PROBLEM DETAILS. Determine the number of lines that contain the word "matplotlib", then state that number and nothing more.

DATA SEGMENT.
::::
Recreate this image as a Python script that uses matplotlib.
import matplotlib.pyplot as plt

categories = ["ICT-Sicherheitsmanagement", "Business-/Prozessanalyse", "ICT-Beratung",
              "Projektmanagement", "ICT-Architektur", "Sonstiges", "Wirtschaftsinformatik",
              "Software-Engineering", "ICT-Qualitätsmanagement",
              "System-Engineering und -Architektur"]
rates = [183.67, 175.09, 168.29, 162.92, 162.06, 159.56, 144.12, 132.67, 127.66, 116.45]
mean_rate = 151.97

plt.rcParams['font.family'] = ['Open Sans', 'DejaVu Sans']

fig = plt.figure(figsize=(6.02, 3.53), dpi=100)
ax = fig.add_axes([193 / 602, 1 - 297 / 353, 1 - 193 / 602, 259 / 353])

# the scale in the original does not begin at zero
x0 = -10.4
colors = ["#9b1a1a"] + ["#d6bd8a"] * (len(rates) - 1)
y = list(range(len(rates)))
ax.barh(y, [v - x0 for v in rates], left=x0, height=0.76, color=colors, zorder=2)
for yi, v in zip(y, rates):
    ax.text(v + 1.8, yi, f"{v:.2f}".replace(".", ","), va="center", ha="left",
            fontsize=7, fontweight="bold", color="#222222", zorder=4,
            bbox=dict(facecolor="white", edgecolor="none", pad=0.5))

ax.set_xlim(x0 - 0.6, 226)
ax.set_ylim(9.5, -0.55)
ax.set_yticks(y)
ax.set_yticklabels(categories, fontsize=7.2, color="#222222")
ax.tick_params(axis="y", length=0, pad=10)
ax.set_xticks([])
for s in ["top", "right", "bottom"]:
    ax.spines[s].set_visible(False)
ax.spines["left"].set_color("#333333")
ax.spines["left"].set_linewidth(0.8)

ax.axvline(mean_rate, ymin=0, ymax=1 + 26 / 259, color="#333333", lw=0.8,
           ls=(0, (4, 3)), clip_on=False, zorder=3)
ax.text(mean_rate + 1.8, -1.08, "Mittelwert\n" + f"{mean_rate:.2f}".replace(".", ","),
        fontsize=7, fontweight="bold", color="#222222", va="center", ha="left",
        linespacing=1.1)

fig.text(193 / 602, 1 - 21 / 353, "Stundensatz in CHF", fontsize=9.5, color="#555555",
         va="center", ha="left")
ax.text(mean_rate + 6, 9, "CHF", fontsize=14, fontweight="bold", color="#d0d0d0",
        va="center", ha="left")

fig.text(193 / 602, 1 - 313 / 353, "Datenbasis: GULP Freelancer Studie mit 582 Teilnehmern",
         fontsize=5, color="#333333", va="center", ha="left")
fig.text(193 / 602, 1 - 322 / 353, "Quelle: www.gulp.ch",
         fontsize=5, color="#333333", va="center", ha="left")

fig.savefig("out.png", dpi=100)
::::
WRITTEN REPLY. 2